Elor won the non-Olympic 72kg division, defeating Kazakhstan’s Zhamila Bakbergenova 10-0 in the final. She broke 2016 Olympic champion Kyle Snyder‘s record as the youngest American in history to win an Olympic or world title.

“I’m in shock,” she said. “In every single match, I’ve surprised myself. ... This has been my dream since I was a little girl.”

Elor, born Jan. 1, 2004, was one day too young to be eligible for last year’s Olympic Trials. She won junior world titles in 2021 (U17 and U20) and last month (U22). If she makes the 2024 Olympic team, she is in line to become the youngest U.S. Olympic female wrestler in history, according to Olympedia.org.

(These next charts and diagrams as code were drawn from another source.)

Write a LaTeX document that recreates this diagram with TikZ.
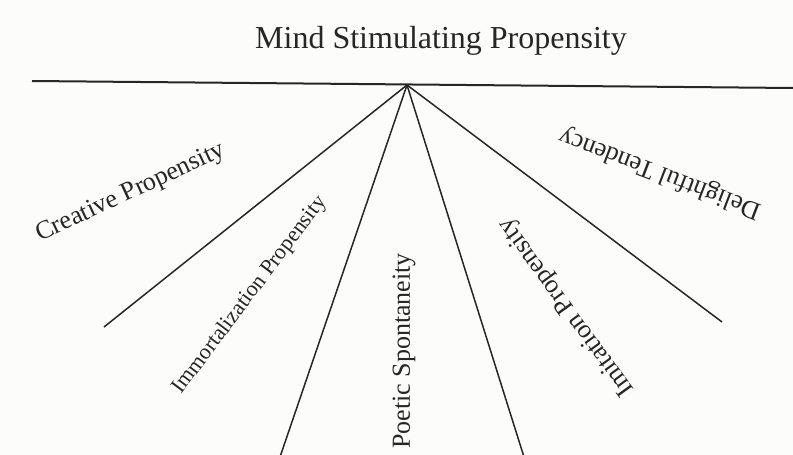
\documentclass[tikz,border=0pt]{standalone}
\usepackage{fontspec}
\setmainfont{Liberation Serif}
\definecolor{ink}{HTML}{262626}
\definecolor{paper}{HTML}{FCFCFA}
\begin{document}
\begin{tikzpicture}[x=1pt,y=-1pt,
  axisline/.style={draw=ink,line width=2pt},
  spoke/.style={draw=ink,line width=1.5pt},
  lbl/.style={text=ink,inner sep=0pt,font=\fontsize{26}{28}\selectfont},
  smalllbl/.style={text=ink,inner sep=0pt,font=\fontsize{22}{24}\selectfont}]
\fill[paper] (0,0) rectangle (793,455);
\useasboundingbox (0,0) rectangle (793,455);
\node[text=ink,inner sep=0pt,anchor=base,font=\fontsize{32}{34}\selectfont] (title) at (441,48) {Mind Stimulating Propensity};
\coordinate (hub) at (407,85);
\coordinate (left) at (32,81);
\coordinate (right) at (793,88);
\coordinate (e1) at (104,327);
\coordinate (e2) at (280,457);
\coordinate (e3) at (524,457);
\coordinate (e4) at (722,322);
\draw[axisline] (left) -- (right);
\draw[spoke] (hub) -- (e1);
\draw[spoke] (hub) -- (e2);
\draw[spoke] (hub) -- (e3);
\draw[spoke] (hub) -- (e4);
\node[lbl,rotate=25] (creative) at (131,193) {Creative Propensity};
\node[smalllbl,rotate=53] (immort) at (250,295) {Immortalization Propensity};
\node[lbl,rotate=90] (poetic) at (404,351) {Poetic Spontaneity};
\node[lbl,rotate=126] (imitation) at (567,307) {Imitation Propensity};
\node[lbl,rotate=159] (delight) at (660,173) {Delightful Tendency};
\end{tikzpicture}
\end{document}
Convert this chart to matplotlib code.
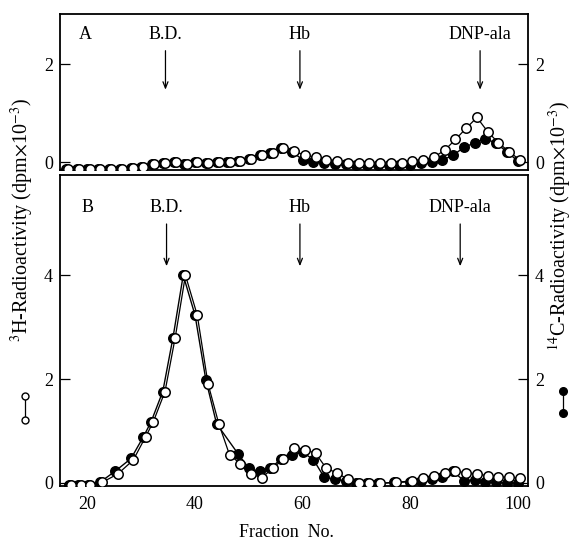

Also Thursday, Helen Maroulis, who in 2016 became the first female U.S. Olympic wrestling champion, earned her eighth career Olympic or world medal, silver in 57kg. Japan’s Tsugumi Sakurai defeated Maroulis 3-0 in the final, a year after Maroulis fell to another Japanese wrestler, Risako Kawai, in the Olympic semifinals en route to a bronze medal.

Maroulis’ eight global medals are second all-time among U.S. women behind Adeline Gray, who has nine and gave birth to twins in July.

Earlier Thursday, Olympic champions Jordan Burroughs and David Taylor advanced to Friday finals in their weight classes.

Burroughs, a London 2012 gold medalist, faces Iran’s Mohammad Nokhodi in a rematch of last year’s world final in the non-Olympic 79kg class won by Burroughs. Burroughs is going for a seventh combined Olympic or world title to break the U.S. record he shares with John Smith and Gray.

Taylor faces Iranian rival Hassan Yazdani in a rematch of the Tokyo Olympic 86kg final (won by Taylor with a takedown with 17 seconds left) and the 2021 World Championships final (won by Yazdani).

American Zain Retherford also advanced to Friday’s final in the non-Olympic 70kg division, clinching his first career world medal.

Wrestlers from Belarus and Russia are banned due to the war in Ukraine. Russian wrestlers won the most medals at the 2021 World Championships (18) and were second to the Americans with eight medals at the Tokyo Games.